What the task asks:
Make an exact transcription of the material, leaving out all images.
::::
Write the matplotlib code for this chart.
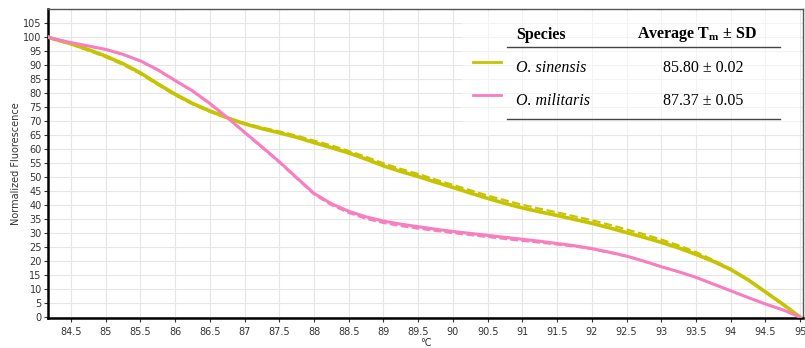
import numpy as np
import matplotlib
matplotlib.use('Agg')
import matplotlib.pyplot as plt
from matplotlib.lines import Line2D
from matplotlib.patches import Rectangle

# temperature grid (deg C)
temp = [84.17, 84.25, 84.5, 84.75, 85, 85.25, 85.5, 85.75, 86, 86.25, 86.5, 86.75,
        87, 87.25, 87.5, 87.75, 88, 88.25, 88.5, 88.75, 89, 89.25, 89.5, 89.75,
        90, 90.25, 90.5, 90.75, 91, 91.25, 91.5, 91.75, 92, 92.25, 92.5, 92.75,
        93, 93.25, 93.5, 93.75, 94, 94.25, 94.5, 94.75, 95]

# O. sinensis
sinensis = [100, 99.3, 97.6, 95.5, 93.2, 90.5, 87.2, 83.3, 79.6, 76.3, 73.6, 71.2,
            69.0, 67.3, 65.8, 64.2, 62.3, 60.5, 58.6, 56.4, 54.0, 52.0, 50.2, 48.2,
            46.3, 44.3, 42.4, 40.6, 39.0, 37.6, 36.3, 34.9, 33.5, 31.9, 30.2, 28.5,
            26.7, 24.7, 22.4, 19.9, 17.0, 13.3, 9.0, 4.6, 0]
sinensis_rep = [100, 99.2, 97.4, 95.2, 92.8, 90.1, 86.8, 83.0, 79.2, 76.0, 73.3, 71.0,
                69.3, 67.7, 66.3, 64.8, 63.0, 61.3, 59.3, 57.2, 54.9, 52.9, 51.1, 49.1,
                47.2, 45.3, 43.4, 41.7, 40.1, 38.7, 37.4, 36.0, 34.6, 33.0, 31.3, 29.6,
                27.7, 25.6, 23.2, 20.4, 17.2, 13.5, 9.1, 4.7, 0]

# O. militaris
militaris = [100, 99.4, 98.0, 96.8, 95.6, 93.8, 91.5, 88.3, 84.5, 80.8, 76.3, 71.3,
             66.0, 60.8, 55.5, 49.8, 44.2, 40.5, 37.8, 35.8, 34.3, 33.2, 32.3, 31.4,
             30.6, 29.9, 29.2, 28.5, 27.8, 27.1, 26.3, 25.5, 24.5, 23.2, 21.8, 20.0,
             18.0, 16.2, 14.2, 11.8, 9.4, 7.0, 4.7, 2.6, 0]
militaris_rep = [100, 99.4, 98.0, 96.7, 95.5, 93.7, 91.4, 88.2, 84.4, 80.6, 76.1, 71.1,
                 65.8, 60.5, 55.2, 49.5, 43.8, 40.0, 37.2, 35.1, 33.6, 32.5, 31.6, 30.8,
                 30.0, 29.3, 28.6, 27.9, 27.2, 26.6, 25.9, 25.2, 24.3, 23.0, 21.7, 19.9,
                 18.0, 16.2, 14.2, 11.8, 9.4, 7.0, 4.7, 2.6, 0]

species = ['O. sinensis', 'O. militaris']
tm_text = ['85.80 \u00b1 0.02', '87.37 \u00b1 0.05']
colors = ['#c6c300', '#f77fbf']

xticks = np.arange(84.5, 95.01, 0.5)
yticks = np.arange(0, 106, 5)

fig = plt.figure(figsize=(8.05, 3.48), dpi=100)
ax = fig.add_axes([48 / 805, 30 / 348, 755 / 805, 309 / 348])

ax.plot(temp, sinensis_rep, color=colors[0], lw=1.6, ls='--', zorder=3)
ax.plot(temp, sinensis, color=colors[0], lw=2.6, zorder=4)
ax.plot(temp, militaris_rep, color=colors[1], lw=1.5, ls='--', zorder=3)
ax.plot(temp, militaris, color=colors[1], lw=2.2, zorder=4)

ax.set_xlim(84.17, 95.04)
ax.set_ylim(-0.3, 110)
ax.set_xticks(xticks)
ax.set_xticklabels(['%g' % t for t in xticks])
ax.set_yticks(yticks)
ax.grid(True, color='#e6e6e6', lw=0.8)
ax.set_axisbelow(True)
ax.tick_params(labelsize=7, colors='#333333', length=3, width=0.8)
ax.tick_params(axis='y', pad=1.5)
for s in ['left', 'bottom']:
    ax.spines[s].set_linewidth(1.8)
    ax.spines[s].set_color('black')
for s in ['top', 'right']:
    ax.spines[s].set_linewidth(1.0)
    ax.spines[s].set_color('#555555')

ax.set_xlabel('\u00b0C', fontsize=7, color='#333333', labelpad=1)
ax.set_ylabel('Normalized Fluorescence', fontsize=7, color='#333333', labelpad=1.5)

# table-like legend
fig.patches.append(Rectangle((462 / 805, 1 - 135 / 348), 338 / 805, 124 / 348,
                             transform=fig.transFigure, facecolor='white',
                             edgecolor='none', alpha=0.55, zorder=5))
serif = 'Liberation Serif'
fs = 11.5
def fx(px):
    return px / 805
def fy(py):
    return 1 - py / 348

fig.text(fx(516), fy(35), 'Species', family=serif, weight='bold', fontsize=fs,
         va='center', ha='left', zorder=6)
fig.text(fx(697), fy(35), r'Average T$_\mathregular{m}$ $\mathregular{\pm}$ SD', family=serif,
         weight='bold', fontsize=fs, va='center', ha='center', zorder=6)
for yy in [47, 119]:
    fig.add_artist(Line2D([fx(507), fx(780)], [fy(yy), fy(yy)], color='#444444', lw=1.0,
                          transform=fig.transFigure, zorder=6))
rows_y = [68, 101]
for i in range(2):
    fig.add_artist(Line2D([fx(473), fx(501)], [fy(rows_y[i] - 6), fy(rows_y[i] - 6)],
                          color=colors[i], lw=2.0, transform=fig.transFigure, zorder=6))
    fig.text(fx(516), fy(rows_y[i]), species[i], family=serif, style='italic',
             fontsize=fs, va='center', ha='left', zorder=6)
    fig.text(fx(703), fy(rows_y[i]), tm_text[i], family=serif, fontsize=fs,
             va='center', ha='center', zorder=6)

fig.savefig('out.png', dpi=100)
::::
Worked answer:
Write the matplotlib code for this chart.
import numpy as np
import matplotlib
matplotlib.use('Agg')
import matplotlib.pyplot as plt
from matplotlib.lines import Line2D
from matplotlib.patches import Rectangle

# temperature grid (deg C)
temp = [84.17, 84.25, 84.5, 84.75, 85, 85.25, 85.5, 85.75, 86, 86.25, 86.5, 86.75,
        87, 87.25, 87.5, 87.75, 88, 88.25, 88.5, 88.75, 89, 89.25, 89.5, 89.75,
        90, 90.25, 90.5, 90.75, 91, 91.25, 91.5, 91.75, 92, 92.25, 92.5, 92.75,
        93, 93.25, 93.5, 93.75, 94, 94.25, 94.5, 94.75, 95]

# O. sinensis
sinensis = [100, 99.3, 97.6, 95.5, 93.2, 90.5, 87.2, 83.3, 79.6, 76.3, 73.6, 71.2,
            69.0, 67.3, 65.8, 64.2, 62.3, 60.5, 58.6, 56.4, 54.0, 52.0, 50.2, 48.2,
            46.3, 44.3, 42.4, 40.6, 39.0, 37.6, 36.3, 34.9, 33.5, 31.9, 30.2, 28.5,
            26.7, 24.7, 22.4, 19.9, 17.0, 13.3, 9.0, 4.6, 0]
sinensis_rep = [100, 99.2, 97.4, 95.2, 92.8, 90.1, 86.8, 83.0, 79.2, 76.0, 73.3, 71.0,
                69.3, 67.7, 66.3, 64.8, 63.0, 61.3, 59.3, 57.2, 54.9, 52.9, 51.1, 49.1,
                47.2, 45.3, 43.4, 41.7, 40.1, 38.7, 37.4, 36.0, 34.6, 33.0, 31.3, 29.6,
                27.7, 25.6, 23.2, 20.4, 17.2, 13.5, 9.1, 4.7, 0]

# O. militaris
militaris = [100, 99.4, 98.0, 96.8, 95.6, 93.8, 91.5, 88.3, 84.5, 80.8, 76.3, 71.3,
             66.0, 60.8, 55.5, 49.8, 44.2, 40.5, 37.8, 35.8, 34.3, 33.2, 32.3, 31.4,
             30.6, 29.9, 29.2, 28.5, 27.8, 27.1, 26.3, 25.5, 24.5, 23.2, 21.8, 20.0,
             18.0, 16.2, 14.2, 11.8, 9.4, 7.0, 4.7, 2.6, 0]
militaris_rep = [100, 99.4, 98.0, 96.7, 95.5, 93.7, 91.4, 88.2, 84.4, 80.6, 76.1, 71.1,
                 65.8, 60.5, 55.2, 49.5, 43.8, 40.0, 37.2, 35.1, 33.6, 32.5, 31.6, 30.8,
                 30.0, 29.3, 28.6, 27.9, 27.2, 26.6, 25.9, 25.2, 24.3, 23.0, 21.7, 19.9,
                 18.0, 16.2, 14.2, 11.8, 9.4, 7.0, 4.7, 2.6, 0]

species = ['O. sinensis', 'O. militaris']
tm_text = ['85.80 \u00b1 0.02', '87.37 \u00b1 0.05']
colors = ['#c6c300', '#f77fbf']

xticks = np.arange(84.5, 95.01, 0.5)
yticks = np.arange(0, 106, 5)

fig = plt.figure(figsize=(8.05, 3.48), dpi=100)
ax = fig.add_axes([48 / 805, 30 / 348, 755 / 805, 309 / 348])

ax.plot(temp, sinensis_rep, color=colors[0], lw=1.6, ls='--', zorder=3)
ax.plot(temp, sinensis, color=colors[0], lw=2.6, zorder=4)
ax.plot(temp, militaris_rep, color=colors[1], lw=1.5, ls='--', zorder=3)
ax.plot(temp, militaris, color=colors[1], lw=2.2, zorder=4)

ax.set_xlim(84.17, 95.04)
ax.set_ylim(-0.3, 110)
ax.set_xticks(xticks)
ax.set_xticklabels(['%g' % t for t in xticks])
ax.set_yticks(yticks)
ax.grid(True, color='#e6e6e6', lw=0.8)
ax.set_axisbelow(True)
ax.tick_params(labelsize=7, colors='#333333', length=3, width=0.8)
ax.tick_params(axis='y', pad=1.5)
for s in ['left', 'bottom']:
    ax.spines[s].set_linewidth(1.8)
    ax.spines[s].set_color('black')
for s in ['top', 'right']:
    ax.spines[s].set_linewidth(1.0)
    ax.spines[s].set_color('#555555')

ax.set_xlabel('\u00b0C', fontsize=7, color='#333333', labelpad=1)
ax.set_ylabel('Normalized Fluorescence', fontsize=7, color='#333333', labelpad=1.5)

# table-like legend
fig.patches.append(Rectangle((462 / 805, 1 - 135 / 348), 338 / 805, 124 / 348,
                             transform=fig.transFigure, facecolor='white',
                             edgecolor='none', alpha=0.55, zorder=5))
serif = 'Liberation Serif'
fs = 11.5
def fx(px):
    return px / 805
def fy(py):
    return 1 - py / 348

fig.text(fx(516), fy(35), 'Species', family=serif, weight='bold', fontsize=fs,
         va='center', ha='left', zorder=6)
fig.text(fx(697), fy(35), r'Average T$_\mathregular{m}$ $\mathregular{\pm}$ SD', family=serif,
         weight='bold', fontsize=fs, va='center', ha='center', zorder=6)
for yy in [47, 119]:
    fig.add_artist(Line2D([fx(507), fx(780)], [fy(yy), fy(yy)], color='#444444', lw=1.0,
                          transform=fig.transFigure, zorder=6))
rows_y = [68, 101]
for i in range(2):
    fig.add_artist(Line2D([fx(473), fx(501)], [fy(rows_y[i] - 6), fy(rows_y[i] - 6)],
                          color=colors[i], lw=2.0, transform=fig.transFigure, zorder=6))
    fig.text(fx(516), fy(rows_y[i]), species[i], family=serif, style='italic',
             fontsize=fs, va='center', ha='left', zorder=6)
    fig.text(fx(703), fy(rows_y[i]), tm_text[i], family=serif, fontsize=fs,
             va='center', ha='center', zorder=6)

fig.savefig('out.png', dpi=100)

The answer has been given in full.